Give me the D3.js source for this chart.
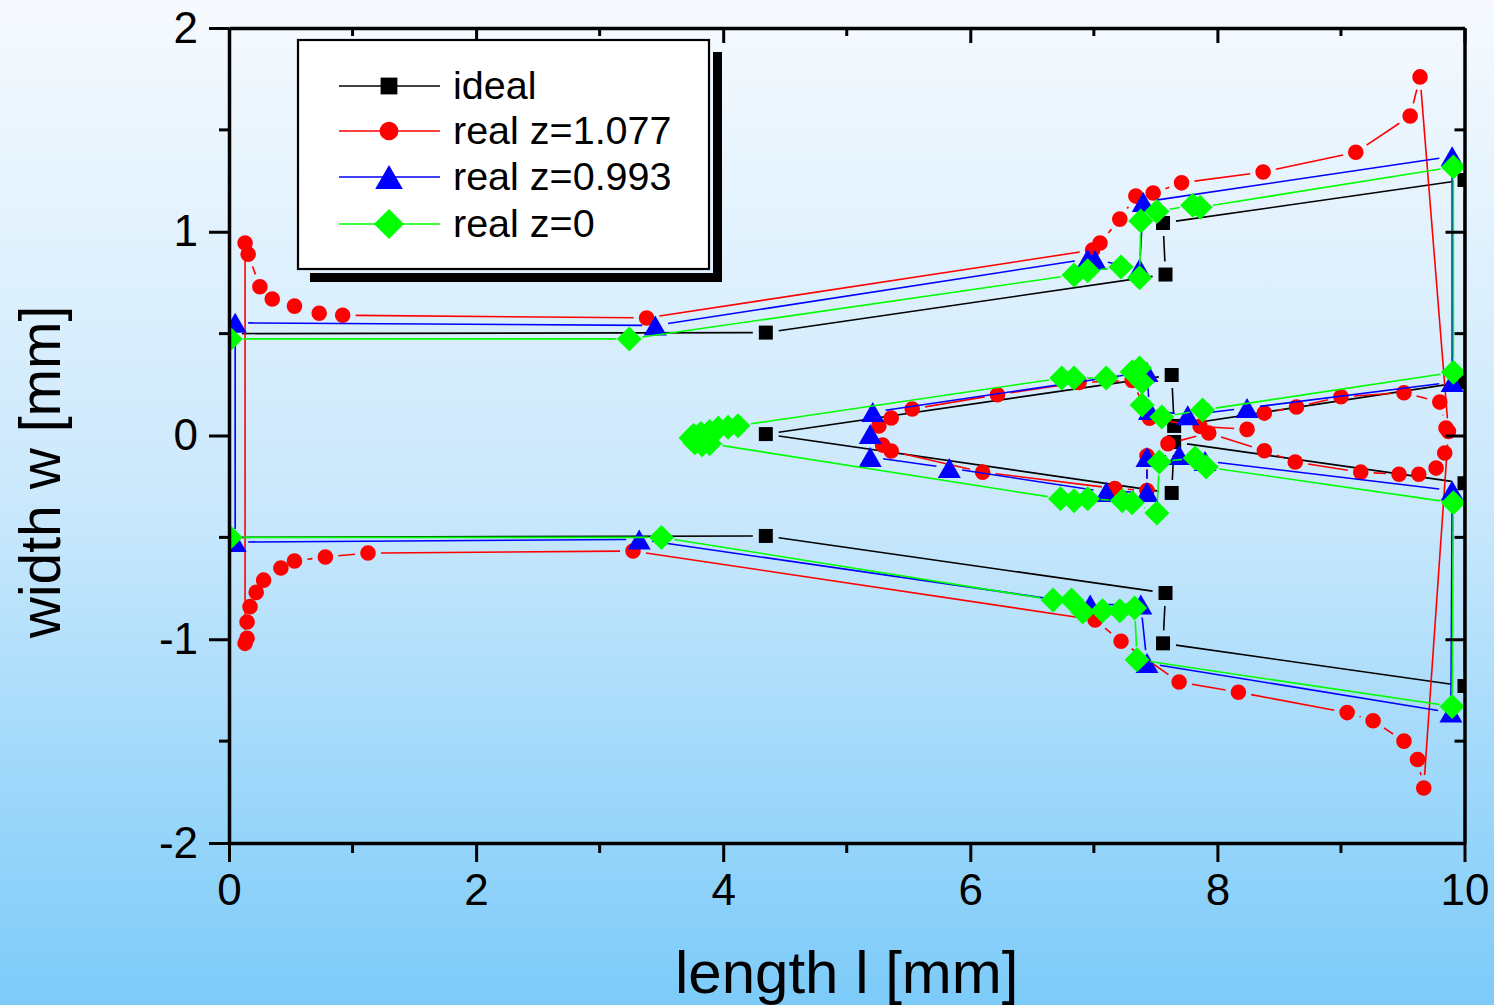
<!DOCTYPE html>
<html>
<head>
<meta charset="utf-8">
<script src="https://cdn.jsdelivr.net/npm/d3@7"></script>
<style>
  body { margin: 0; }
  svg { display: block; }
  text { font-family: "Liberation Sans", Arial, sans-serif; fill: #000; }
</style>
</head>
<body>
<div id="chart"></div>
<script>
var width = 1494, height = 1005;
var margin = {left: 229, right: 29, top: 28, bottom: 162};

// axis ticks
var xTicks = [0, 2, 4, 6, 8, 10];
var xMinor = [1, 3, 5, 7, 9];
var yTicks = [-2, -1, 0, 1, 2];
var yMinor = [-1.5, -0.5, 0.5, 1.5];

var seriesNames = ["ideal", "real z=1.077", "real z=0.993", "real z=0"];

// ideal contour (closed)
var idealShape = [
  [0, 0.5], [4.345, 0.505], [7.58, 0.79], [7.56, 1.043], [10, 1.254],
  [10, 0.263], [7.65, 0.047], [7.63, 0.297], [4.345, 0.007],
  [7.63, -0.282], [7.65, -0.032], [10, -0.234], [10, -1.23],
  [7.56, -1.02], [7.58, -0.773], [4.345, -0.493], [0, -0.5]
];

// real z=1.077, outer boundary (open) and inner boundary (closed)
var realZ1077Outer = [
  [0.155, 0.89], [0.25, 0.73], [0.35, 0.67], [0.53, 0.635], [0.73, 0.60],
  [0.92, 0.59], [3.38, 0.577], [6.99, 0.91], [7.05, 0.945], [7.21, 1.062],
  [7.34, 1.175], [7.48, 1.19], [7.71, 1.24], [8.37, 1.293], [9.12, 1.39],
  [9.56, 1.568], [9.64, 1.76], [9.87, 0.02], [9.67, -1.73], [9.62, -1.59],
  [9.51, -1.50], [9.26, -1.40], [9.05, -1.36], [8.17, -1.26], [7.69, -1.21],
  [7.22, -1.01], [7.01, -0.905], [3.27, -0.567], [1.125, -0.577],
  [0.78, -0.596], [0.53, -0.616], [0.42, -0.65], [0.28, -0.71],
  [0.22, -0.77], [0.17, -0.84], [0.146, -0.915], [0.146, -0.995],
  [0.13, -1.02], [0.13, 0.945]
];
var realZ1077Inner = [
  [5.26, 0.047], [5.36, 0.086], [5.53, 0.13], [6.22, 0.2], [6.88, 0.26],
  [7.31, 0.27], [7.45, 0.085], [7.86, 0.045], [8.24, 0.03], [8.38, 0.11],
  [8.64, 0.14], [9.0, 0.19], [9.51, 0.21], [9.80, 0.164], [9.85, 0.037],
  [9.84, -0.086], [9.77, -0.16], [9.63, -0.19], [9.47, -0.19], [9.16, -0.18],
  [8.63, -0.13], [8.38, -0.075], [7.93, 0.012], [7.6, -0.04], [7.43, -0.1],
  [7.43, -0.27], [7.17, -0.26], [6.1, -0.18], [5.36, -0.076], [5.29, -0.047]
];

// real z=0.993 contour (closed)
var realZ0993Shape = [
  [0.05, 0.553], [3.45, 0.54], [6.95, 0.866], [7.01, 0.862], [7.37, 0.82],
  [7.40, 1.146], [9.9, 1.37], [9.9, 0.262], [8.24, 0.135], [7.76, 0.10],
  [7.45, 0.125], [7.43, 0.312], [5.21, 0.115], [5.19, 0.007], [5.19, -0.105],
  [5.83, -0.16], [7.10, -0.277], [7.43, -0.277], [7.43, -0.105],
  [7.69, -0.096], [7.9, -0.125], [9.9, -0.27], [9.89, -1.36], [7.43, -1.117],
  [7.38, -0.83], [6.97, -0.83], [3.32, -0.51], [0.05, -0.523]
];

// real z=0 contour (closed)
var realZ0Shape = [
  [0.01, 0.474], [3.24, 0.474], [6.84, 0.788], [6.95, 0.808], [7.22, 0.827],
  [7.37, 0.774], [7.38, 1.053], [7.51, 1.10], [7.80, 1.13], [7.86, 1.12],
  [9.91, 1.318], [9.91, 0.31], [7.88, 0.125], [7.55, 0.091], [7.39, 0.15],
  [7.39, 0.263], [7.37, 0.331], [7.31, 0.312], [7.10, 0.282], [6.84, 0.282],
  [6.74, 0.282], [4.12, 0.048], [4.04, 0.04], [3.96, 0.035], [3.89, 0.02],
  [3.82, 0.01], [3.76, 0.0], [3.74, -0.012], [3.77, -0.035], [3.83, -0.045],
  [3.89, -0.04], [6.73, -0.31], [6.84, -0.32], [6.95, -0.31], [7.23, -0.32],
  [7.31, -0.33], [7.51, -0.38], [7.53, -0.13], [7.82, -0.11], [7.91, -0.155],
  [9.91, -0.33], [9.90, -1.33], [7.35, -1.10], [7.33, -0.847], [7.21, -0.86],
  [7.07, -0.86], [6.91, -0.866], [6.82, -0.807], [6.67, -0.807], [3.5, -0.5],
  [0.01, -0.5]
];

var series = [
  {name: seriesNames[0], color: "#000000", symbol: "square",
   paths: [{pts: idealShape, closed: true}]},
  {name: seriesNames[1], color: "#ff0000", symbol: "circle",
   paths: [{pts: realZ1077Outer, closed: false}, {pts: realZ1077Inner, closed: true}]},
  {name: seriesNames[2], color: "#0000ff", symbol: "triangle",
   paths: [{pts: realZ0993Shape, closed: true}]},
  {name: seriesNames[3], color: "#00ff00", symbol: "diamond",
   paths: [{pts: realZ0Shape, closed: true}]}
];

var svg = d3.select("#chart")
  .append("svg")
  .attr("width", width)
  .attr("height", height);

var defs = svg.append("defs");
var grad = defs.append("linearGradient")
  .attr("id", "bg")
  .attr("x1", 0).attr("y1", 0).attr("x2", 0).attr("y2", 1);
grad.append("stop").attr("offset", "0%").attr("stop-color", "#f6fafe");
grad.append("stop").attr("offset", "50%").attr("stop-color", "#cae8fc");
grad.append("stop").attr("offset", "100%").attr("stop-color", "#7ccbf9");

svg.append("rect")
  .attr("width", width)
  .attr("height", height)
  .attr("fill", "url(#bg)");

var x = d3.scaleLinear().domain([0, 10]).range([margin.left, width - margin.right - 0.5]);
var y = d3.scaleLinear().domain([-2, 2]).range([height - margin.bottom, margin.top]);

defs.append("clipPath").attr("id", "plotclip")
  .append("rect")
  .attr("x", x(0)).attr("y", y(2))
  .attr("width", x(10) - x(0)).attr("height", y(-2) - y(2));

// symbols, sized in px
function symbolPath(type, k) {
  k = k || 1;
  if (type === "square") {
    var s = 7 * k;
    return "M" + (-s) + "," + (-s) + "H" + s + "V" + s + "H" + (-s) + "Z";
  }
  if (type === "circle") {
    var r = 7.8 * k;
    return "M" + r + ",0A" + r + "," + r + " 0 1,1 " + (-r) + ",0A" + r + "," + r + " 0 1,1 " + r + ",0Z";
  }
  if (type === "triangle") {
    var w = 11.5 * k, h = 10 * k;
    return "M0," + (-h) + "L" + w + "," + h + "L" + (-w) + "," + h + "Z";
  }
  var a = 12.5 * k;
  return "M0," + (-a) + "L" + a + ",0L0," + a + "L" + (-a) + ",0Z";
}

var gap = 13;
function gappedSegments(pts, closed) {
  var px = pts.map(function(p) { return [x(p[0]), y(p[1])]; });
  var segs = [];
  var n = closed ? px.length : px.length - 1;
  for (var i = 0; i < n; i++) {
    var a = px[i], b = px[(i + 1) % px.length];
    var dx = b[0] - a[0], dy = b[1] - a[1];
    var L = Math.sqrt(dx * dx + dy * dy);
    if (L <= 2 * gap) continue;
    var ux = dx / L, uy = dy / L;
    segs.push([a[0] + ux * gap, a[1] + uy * gap, b[0] - ux * gap, b[1] - uy * gap]);
  }
  return segs;
}

var plot = svg.append("g").attr("clip-path", "url(#plotclip)");

series.forEach(function(s) {
  var g = plot.append("g").attr("class", "series");
  s.paths.forEach(function(p) {
    g.selectAll(null)
      .data(gappedSegments(p.pts, p.closed))
      .enter().append("line")
      .attr("x1", function(d) { return d[0]; })
      .attr("y1", function(d) { return d[1]; })
      .attr("x2", function(d) { return d[2]; })
      .attr("y2", function(d) { return d[3]; })
      .attr("stroke", s.color)
      .attr("stroke-width", 1.6);
  });
  s.paths.forEach(function(p) {
    g.selectAll(null)
      .data(p.pts)
      .enter().append("path")
      .attr("d", symbolPath(s.symbol))
      .attr("transform", function(d) { return "translate(" + x(d[0]) + "," + y(d[1]) + ")"; })
      .attr("fill", s.color);
  });
});

// axes
function styleAxis(g) {
  g.select(".domain").attr("stroke", "#000").attr("stroke-width", 3.5);
  g.selectAll(".tick line").attr("stroke", "#000").attr("stroke-width", 3);
  g.selectAll(".tick text")
    .style("font-family", '"Liberation Sans", Arial, sans-serif')
    .attr("font-size", 44);
}

var gx = svg.append("g")
  .attr("transform", "translate(0," + y(-2) + ")")
  .call(d3.axisBottom(x).tickValues(xTicks).tickSize(19).tickSizeOuter(0).tickPadding(12));
styleAxis(gx);
gx.append("g").selectAll("line").data(xMinor).enter().append("line")
  .attr("x1", x).attr("x2", x).attr("y1", 0).attr("y2", 10)
  .attr("stroke", "#000").attr("stroke-width", 3);

var gxTop = svg.append("g")
  .attr("transform", "translate(0," + y(2) + ")")
  .call(d3.axisTop(x).tickValues(xTicks).tickSize(-15).tickSizeOuter(0).tickFormat(""));
styleAxis(gxTop);
gxTop.append("g").selectAll("line").data(xMinor).enter().append("line")
  .attr("x1", x).attr("x2", x).attr("y1", 0).attr("y2", 8)
  .attr("stroke", "#000").attr("stroke-width", 3);

var gy = svg.append("g")
  .attr("transform", "translate(" + x(0) + ",0)")
  .call(d3.axisLeft(y).tickValues(yTicks).tickSize(20).tickSizeOuter(0).tickPadding(11)
    .tickFormat(function(d) { return d < 0 ? "-" + Math.abs(d) : d; }));
styleAxis(gy);
gy.append("g").selectAll("line").data(yMinor).enter().append("line")
  .attr("y1", y).attr("y2", y).attr("x1", 0).attr("x2", -10)
  .attr("stroke", "#000").attr("stroke-width", 3);

var gyRight = svg.append("g")
  .attr("transform", "translate(" + x(10) + ",0)")
  .call(d3.axisRight(y).tickValues(yTicks).tickSize(-19).tickSizeOuter(0).tickFormat(""));
styleAxis(gyRight);
gyRight.append("g").selectAll("line").data(yMinor).enter().append("line")
  .attr("y1", y).attr("y2", y).attr("x1", 0).attr("x2", -10)
  .attr("stroke", "#000").attr("stroke-width", 3);

// axis titles
svg.append("text")
  .attr("x", (x(0) + x(10)) / 2)
  .attr("y", 993)
  .attr("text-anchor", "middle")
  .attr("font-size", 60)
  .text("length l [mm]");

svg.append("text")
  .attr("transform", "translate(60," + 472 + ") rotate(-90)")
  .attr("text-anchor", "middle")
  .attr("font-size", 57)
  .text("width w [mm]");

// legend
var legend = svg.append("g").attr("class", "legend");
legend.append("rect").attr("x", 713).attr("y", 52).attr("width", 9).attr("height", 230).attr("fill", "#000");
legend.append("rect").attr("x", 310).attr("y", 273).attr("width", 412).attr("height", 9).attr("fill", "#000");
legend.append("rect")
  .attr("x", 298).attr("y", 40).attr("width", 411).attr("height", 229)
  .attr("fill", "#fff").attr("stroke", "#000").attr("stroke-width", 2.2);

var rowY = [86, 131, 177, 224];
series.forEach(function(s, i) {
  var row = legend.append("g").attr("transform", "translate(0," + rowY[i] + ")");
  row.append("line").attr("x1", 339).attr("x2", 440).attr("y1", 0).attr("y2", 0)
    .attr("stroke", s.color).attr("stroke-width", 1.6);
  row.append("path").attr("d", symbolPath(s.symbol, 1.2))
    .attr("transform", "translate(389,0)").attr("fill", s.color);
  row.append("text").attr("x", 453).attr("y", 13)
    .attr("font-size", 39.5)
    .text(s.name);
});
</script>
</body>
</html>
++++
Work required:
From the material given, work out how many lines hold the string "chart"; state that number and nothing further.

Task output:
3